** begin **

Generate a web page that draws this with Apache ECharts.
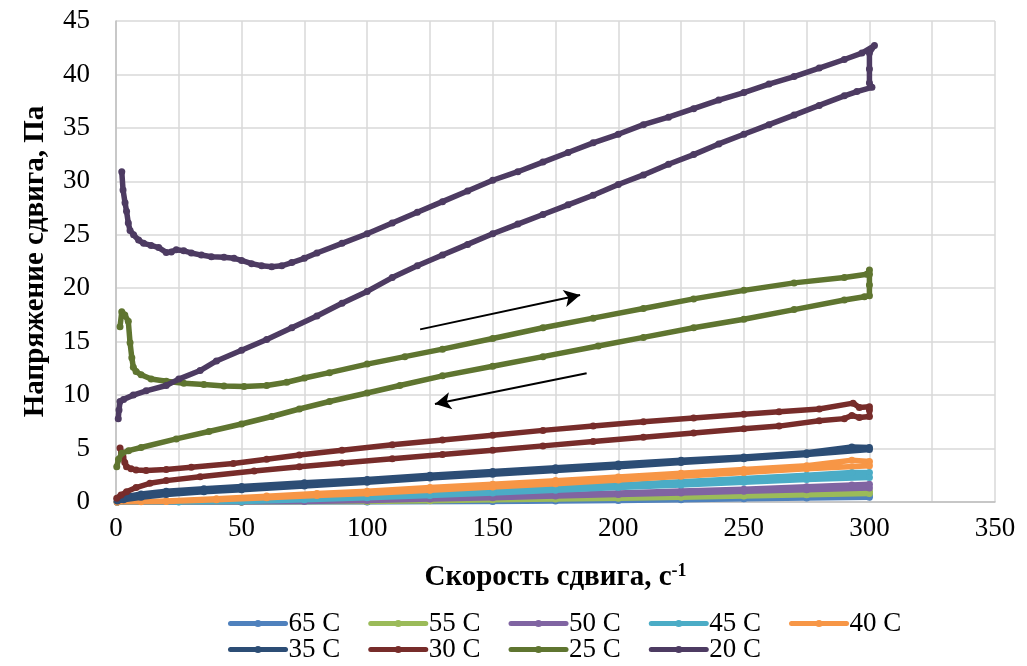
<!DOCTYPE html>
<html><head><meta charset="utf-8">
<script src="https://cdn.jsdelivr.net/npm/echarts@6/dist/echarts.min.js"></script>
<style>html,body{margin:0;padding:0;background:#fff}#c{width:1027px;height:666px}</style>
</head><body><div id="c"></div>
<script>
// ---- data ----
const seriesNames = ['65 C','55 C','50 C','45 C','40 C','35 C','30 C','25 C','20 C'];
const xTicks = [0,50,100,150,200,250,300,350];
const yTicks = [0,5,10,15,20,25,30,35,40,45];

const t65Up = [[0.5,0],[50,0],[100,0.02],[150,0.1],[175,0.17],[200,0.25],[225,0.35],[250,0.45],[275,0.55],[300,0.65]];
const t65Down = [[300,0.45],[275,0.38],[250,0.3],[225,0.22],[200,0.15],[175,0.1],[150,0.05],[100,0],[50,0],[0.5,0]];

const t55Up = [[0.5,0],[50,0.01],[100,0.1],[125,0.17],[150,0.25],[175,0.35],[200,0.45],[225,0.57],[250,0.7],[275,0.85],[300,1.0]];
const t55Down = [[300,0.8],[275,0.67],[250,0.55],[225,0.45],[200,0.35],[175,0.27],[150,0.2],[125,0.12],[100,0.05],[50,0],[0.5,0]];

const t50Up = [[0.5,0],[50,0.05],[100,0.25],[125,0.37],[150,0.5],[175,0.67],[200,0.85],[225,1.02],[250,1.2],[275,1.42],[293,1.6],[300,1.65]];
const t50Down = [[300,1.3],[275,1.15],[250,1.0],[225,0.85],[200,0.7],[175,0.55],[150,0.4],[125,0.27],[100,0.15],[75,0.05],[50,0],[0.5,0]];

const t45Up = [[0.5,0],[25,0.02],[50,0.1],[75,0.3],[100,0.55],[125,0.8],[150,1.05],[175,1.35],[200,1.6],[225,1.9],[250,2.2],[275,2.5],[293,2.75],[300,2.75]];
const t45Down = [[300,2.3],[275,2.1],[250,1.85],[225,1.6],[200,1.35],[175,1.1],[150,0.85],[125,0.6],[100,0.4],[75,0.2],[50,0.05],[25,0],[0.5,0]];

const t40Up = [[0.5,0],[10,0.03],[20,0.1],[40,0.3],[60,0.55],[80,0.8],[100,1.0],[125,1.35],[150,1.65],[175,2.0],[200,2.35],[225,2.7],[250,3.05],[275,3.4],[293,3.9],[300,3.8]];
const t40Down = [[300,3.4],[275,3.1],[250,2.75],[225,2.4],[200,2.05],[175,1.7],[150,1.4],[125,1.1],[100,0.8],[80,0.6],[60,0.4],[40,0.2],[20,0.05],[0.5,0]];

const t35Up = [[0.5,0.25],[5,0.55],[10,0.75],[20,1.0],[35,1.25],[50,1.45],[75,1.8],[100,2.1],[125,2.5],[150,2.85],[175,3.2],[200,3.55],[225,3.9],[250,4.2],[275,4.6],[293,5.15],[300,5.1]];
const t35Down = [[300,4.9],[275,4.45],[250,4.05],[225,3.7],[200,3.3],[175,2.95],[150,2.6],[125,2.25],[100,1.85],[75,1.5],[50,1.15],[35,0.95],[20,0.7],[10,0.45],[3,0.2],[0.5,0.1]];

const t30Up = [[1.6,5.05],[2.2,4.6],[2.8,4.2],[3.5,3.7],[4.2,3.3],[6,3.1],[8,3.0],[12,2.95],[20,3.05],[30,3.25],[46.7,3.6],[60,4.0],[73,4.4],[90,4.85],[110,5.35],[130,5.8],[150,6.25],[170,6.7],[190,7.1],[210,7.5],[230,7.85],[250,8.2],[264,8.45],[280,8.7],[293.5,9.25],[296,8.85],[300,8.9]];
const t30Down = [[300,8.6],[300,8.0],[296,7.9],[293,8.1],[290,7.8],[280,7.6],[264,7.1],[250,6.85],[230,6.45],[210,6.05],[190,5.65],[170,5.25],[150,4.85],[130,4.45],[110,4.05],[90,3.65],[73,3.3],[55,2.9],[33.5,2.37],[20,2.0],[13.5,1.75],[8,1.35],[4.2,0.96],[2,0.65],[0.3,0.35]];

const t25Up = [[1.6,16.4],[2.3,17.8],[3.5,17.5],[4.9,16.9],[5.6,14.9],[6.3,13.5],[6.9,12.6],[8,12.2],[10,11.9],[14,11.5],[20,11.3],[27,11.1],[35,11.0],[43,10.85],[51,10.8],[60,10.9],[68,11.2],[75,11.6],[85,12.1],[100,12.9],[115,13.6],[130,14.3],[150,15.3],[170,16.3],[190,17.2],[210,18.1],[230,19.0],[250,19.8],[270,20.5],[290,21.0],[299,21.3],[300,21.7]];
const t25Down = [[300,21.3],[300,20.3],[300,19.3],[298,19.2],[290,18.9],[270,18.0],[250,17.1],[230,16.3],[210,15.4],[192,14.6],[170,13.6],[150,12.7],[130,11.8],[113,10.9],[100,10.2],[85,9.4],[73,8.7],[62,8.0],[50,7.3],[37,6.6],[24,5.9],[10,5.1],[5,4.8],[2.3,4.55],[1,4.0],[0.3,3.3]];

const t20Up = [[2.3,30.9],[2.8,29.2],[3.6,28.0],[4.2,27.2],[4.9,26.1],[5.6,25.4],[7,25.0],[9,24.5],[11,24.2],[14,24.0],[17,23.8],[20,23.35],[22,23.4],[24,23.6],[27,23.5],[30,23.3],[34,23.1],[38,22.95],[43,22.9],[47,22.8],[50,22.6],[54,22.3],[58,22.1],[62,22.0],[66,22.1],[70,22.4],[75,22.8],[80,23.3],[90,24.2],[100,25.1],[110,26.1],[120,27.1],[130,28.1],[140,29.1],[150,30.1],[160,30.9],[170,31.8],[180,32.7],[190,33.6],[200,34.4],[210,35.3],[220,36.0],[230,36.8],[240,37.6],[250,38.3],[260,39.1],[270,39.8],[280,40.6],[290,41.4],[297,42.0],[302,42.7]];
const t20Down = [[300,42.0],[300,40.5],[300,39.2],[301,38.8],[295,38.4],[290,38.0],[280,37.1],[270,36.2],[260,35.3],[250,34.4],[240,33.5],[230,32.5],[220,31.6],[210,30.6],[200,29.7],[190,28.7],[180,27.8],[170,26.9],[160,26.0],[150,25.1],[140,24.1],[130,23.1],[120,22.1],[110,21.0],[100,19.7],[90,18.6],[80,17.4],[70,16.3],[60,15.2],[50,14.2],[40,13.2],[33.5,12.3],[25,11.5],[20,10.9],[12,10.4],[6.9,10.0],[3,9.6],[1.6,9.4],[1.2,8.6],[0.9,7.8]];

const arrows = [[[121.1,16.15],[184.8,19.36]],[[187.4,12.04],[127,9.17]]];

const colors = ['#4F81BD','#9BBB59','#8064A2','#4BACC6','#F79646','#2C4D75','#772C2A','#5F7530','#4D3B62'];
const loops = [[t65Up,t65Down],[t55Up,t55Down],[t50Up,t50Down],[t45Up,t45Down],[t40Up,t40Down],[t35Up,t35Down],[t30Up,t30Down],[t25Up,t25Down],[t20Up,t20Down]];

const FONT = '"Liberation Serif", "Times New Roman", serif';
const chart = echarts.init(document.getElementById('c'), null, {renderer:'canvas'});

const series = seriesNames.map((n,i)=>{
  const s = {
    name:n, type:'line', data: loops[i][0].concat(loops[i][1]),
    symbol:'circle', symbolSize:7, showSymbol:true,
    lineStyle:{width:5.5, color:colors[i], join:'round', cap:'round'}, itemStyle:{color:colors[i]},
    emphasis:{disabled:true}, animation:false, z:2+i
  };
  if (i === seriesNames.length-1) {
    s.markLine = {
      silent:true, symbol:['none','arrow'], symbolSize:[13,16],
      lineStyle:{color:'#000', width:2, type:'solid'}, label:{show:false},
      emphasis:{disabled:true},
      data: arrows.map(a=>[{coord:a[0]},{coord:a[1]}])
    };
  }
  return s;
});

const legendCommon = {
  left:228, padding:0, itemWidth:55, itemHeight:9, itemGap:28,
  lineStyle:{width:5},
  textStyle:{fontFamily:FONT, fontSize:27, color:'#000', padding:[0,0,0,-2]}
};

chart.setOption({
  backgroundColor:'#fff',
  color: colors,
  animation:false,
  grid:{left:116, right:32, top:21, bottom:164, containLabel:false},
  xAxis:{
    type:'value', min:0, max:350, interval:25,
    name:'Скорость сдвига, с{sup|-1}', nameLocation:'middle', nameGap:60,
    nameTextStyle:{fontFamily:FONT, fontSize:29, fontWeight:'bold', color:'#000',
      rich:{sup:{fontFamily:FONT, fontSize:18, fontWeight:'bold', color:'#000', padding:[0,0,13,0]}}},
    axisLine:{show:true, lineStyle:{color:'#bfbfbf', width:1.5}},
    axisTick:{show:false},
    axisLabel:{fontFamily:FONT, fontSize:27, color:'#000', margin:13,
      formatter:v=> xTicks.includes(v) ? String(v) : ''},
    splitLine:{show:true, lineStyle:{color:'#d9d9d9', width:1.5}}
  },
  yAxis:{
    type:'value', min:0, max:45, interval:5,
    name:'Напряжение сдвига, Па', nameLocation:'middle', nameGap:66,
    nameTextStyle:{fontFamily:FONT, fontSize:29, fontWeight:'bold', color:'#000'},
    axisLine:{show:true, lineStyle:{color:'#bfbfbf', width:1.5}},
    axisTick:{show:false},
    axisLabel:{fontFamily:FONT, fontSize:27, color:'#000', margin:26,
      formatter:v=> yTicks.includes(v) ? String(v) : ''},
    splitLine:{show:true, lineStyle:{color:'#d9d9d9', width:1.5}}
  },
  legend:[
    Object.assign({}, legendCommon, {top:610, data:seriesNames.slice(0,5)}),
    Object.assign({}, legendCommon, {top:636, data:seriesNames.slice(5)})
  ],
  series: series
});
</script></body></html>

** end **

**Request**
Look at the listing and set down only the lines from its start through the line with "const yTicks = [0,5,10,15,20,25,30,35,40,45];", word for word and without pictures.

**Written reply**
Generate a web page that draws this with Apache ECharts.
<!DOCTYPE html>
<html><head><meta charset="utf-8">
<script src="https://cdn.jsdelivr.net/npm/echarts@6/dist/echarts.min.js"></script>
<style>html,body{margin:0;padding:0;background:#fff}#c{width:1027px;height:666px}</style>
</head><body><div id="c"></div>
<script>
// ---- data ----
const seriesNames = ['65 C','55 C','50 C','45 C','40 C','35 C','30 C','25 C','20 C'];
const xTicks = [0,50,100,150,200,250,300,350];
const yTicks = [0,5,10,15,20,25,30,35,40,45];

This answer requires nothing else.